Charles S. Roberts is widely recognized within the gaming and wargaming community as the "Father" of modern board wargaming. He designed his first game Tactics in 1952, to strengthen his qualifications for a planned military career. From 1954 he began distributing and selling the game part-time, from Avalon, Maryland, as a business which four years later took the name Avalon Hill.
That year 1958, he and Avalon Hill introduced Gettysburg, generally accepted as the first board game reenacting an actual historical battle. Wargamers will still today find themselves familiar with its square, cardboard strength/movement counters with unit designation, with the Combat Results Table (CRT), as well as with the terrain game map, although the hex grid first made its appearance in the 1961 revision of the game.
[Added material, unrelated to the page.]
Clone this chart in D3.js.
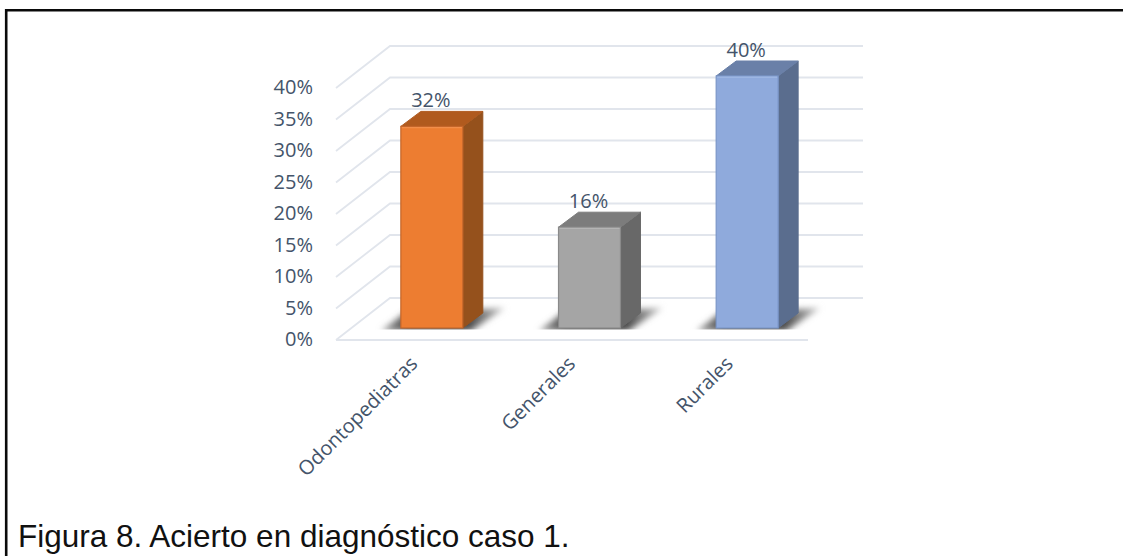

In fact this pioneering game met with relatively enduring success, undergoing multiple subsequent revisions, or rather remakes, most recently in 1988.
Although Roberts went on to publish several more games at the head of Avalon Hill, he was not closely associated with the most prolific and perhaps flamboyant years of that game company, as Roberts transferred its ownership to the printing company Monarch (later Monarch Avalon) already in 1962. Monarch Avalon Printing then ran Avalon Hill for the following 36 years.
Roberts himself proceeded to a new career in publishing Catholic books, although by his own admission, “not a Catholic and not, shall we say, with a reputation of being over religious.” And yet, he adds in that same autobiography (see reference below): “For the record, I love it.”
Since 1974, Roberts's name has also been associated with the annual, multi-category Charles S. Roberts Awards or "Charlies", given for excellence within historical wargaming.